As a percentage of the endowment. Harvard's holdings in the major profiteers of apartheid is about 10 percent of the $1.71 billion market-valued stocks and bonds. This figure is about one half the figure of the endowment which was shifted from stocks to bonds in fiscal year 1980-1981.
This is especially important for two reasons. First, Harvard traditionally has held most of its investment in apartheid in the form of stock. About $120 million of the $170 million invested in the leaders of American Capitalism in S.A. is in stock.
Secondly, Harvard has already agreed with students not to invest in banks that make loans to S.A. To do the equivalent for non-bank corporations. Harvard must divest itself from stocks in apartheid corporations and invest in the increasingly attractive bonds market.
Of course, Harvard Treasurer George Putnam claims. "For U.S. companies to leave South Africa now would leave the country in worse shape than it is in now." (Harvard Crimson, 4/20/82) Indeed, the American corporations and South African whites share the ostensible belief that the development of the apartheid economy in existence since 1948 is good for Blacks.
This liberalization thesis is clearly ridiculous when one considers that Blacks in the United States, although better off than their counterparts in S.A., have been historically oppressed. In fact, the ration of Black median family income to white median family income in the U.S. has declined from 61 percent in 1970 to 56 percent in 1979. Most of the drop occurred in the middle of the supposedly pro-Black Carter Administration.

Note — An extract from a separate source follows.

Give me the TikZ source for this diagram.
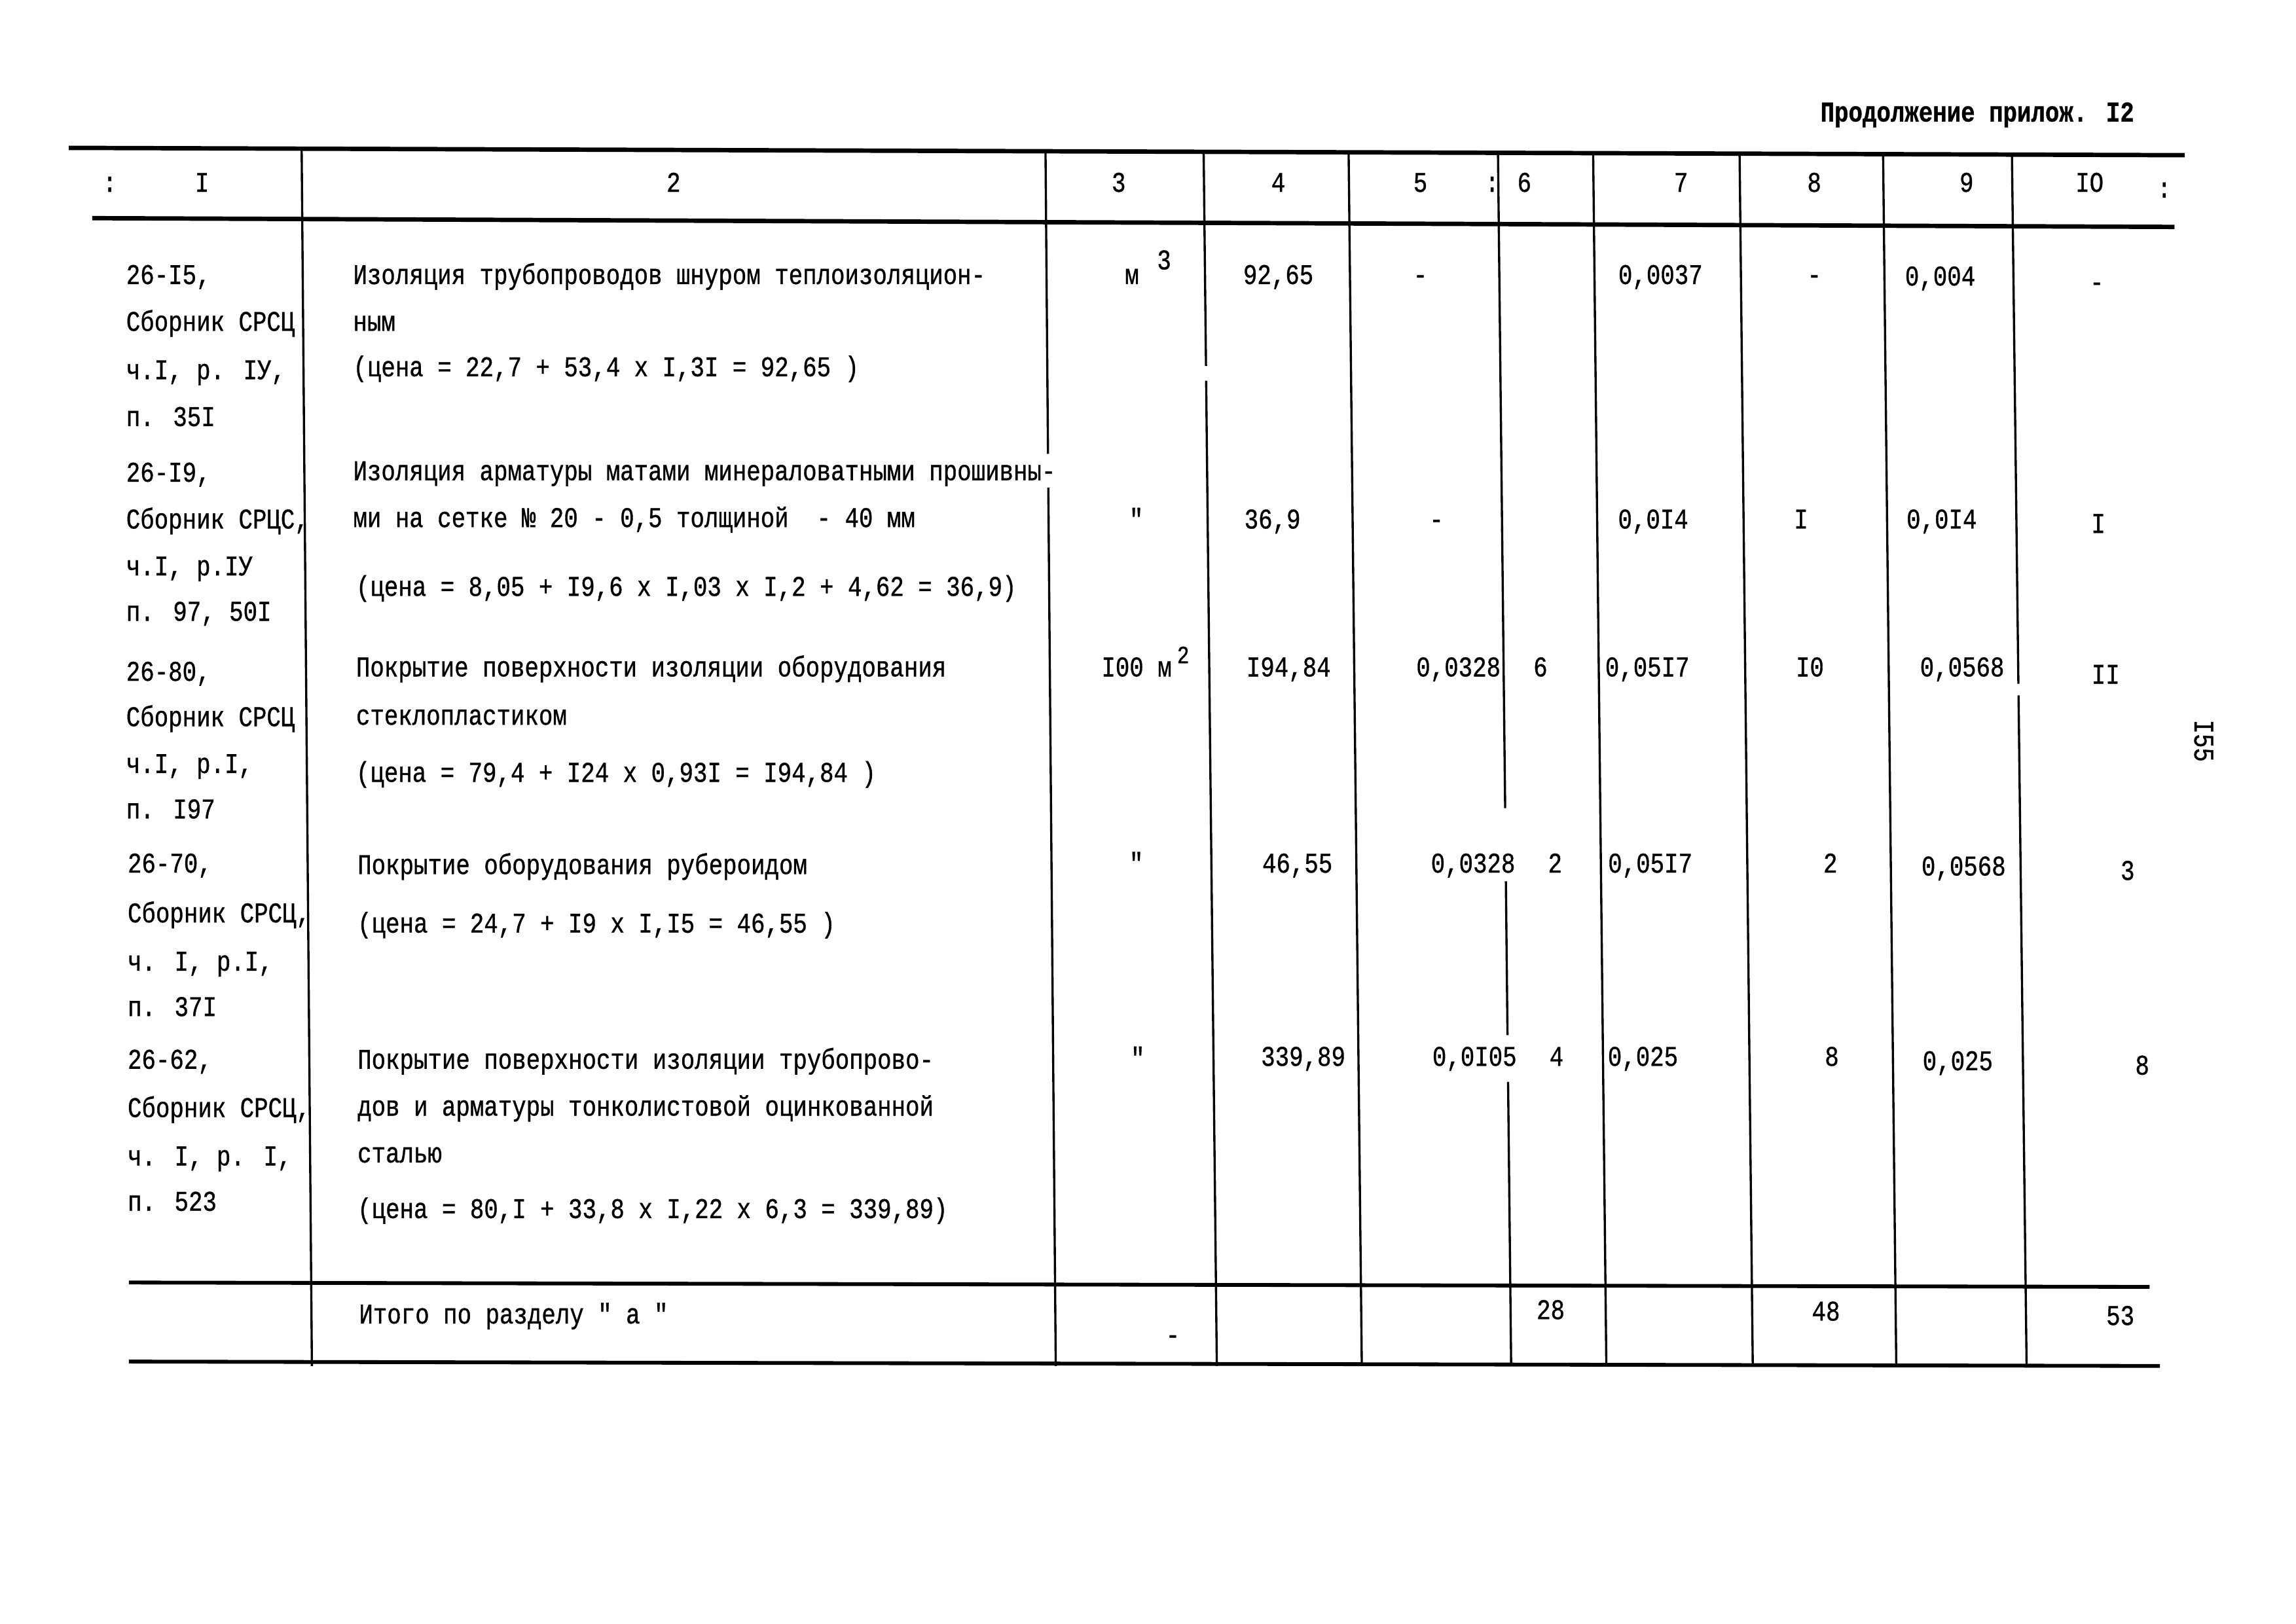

Moreover, Black unemployment at 14.2 percent in 1981 is the highest of all the years 1948 onwards in the 1982 Economic Report of the President. December 1981 was the month of the highest unemployment with 15.7 percent of all Blacks unemployed. Finally, the ratio of Black to white unemployment rose from 1.8 in 1975 to 2.3 in 1979, and both ration are higher than the ratios of the late 40s and early 50s.
The drive for profit very easily corresponds with and reinforces racism in the U.S. How much could the U.S. corporations possibly have helped Blacks in S.A. in the over 30 years of apartheid? Clearly Putnam must be referring to fears that the government of S.A. would collapse without U.S. business, taxes, technology, loans, capital equipment and military goods and supervision to suppress growing Black resistance.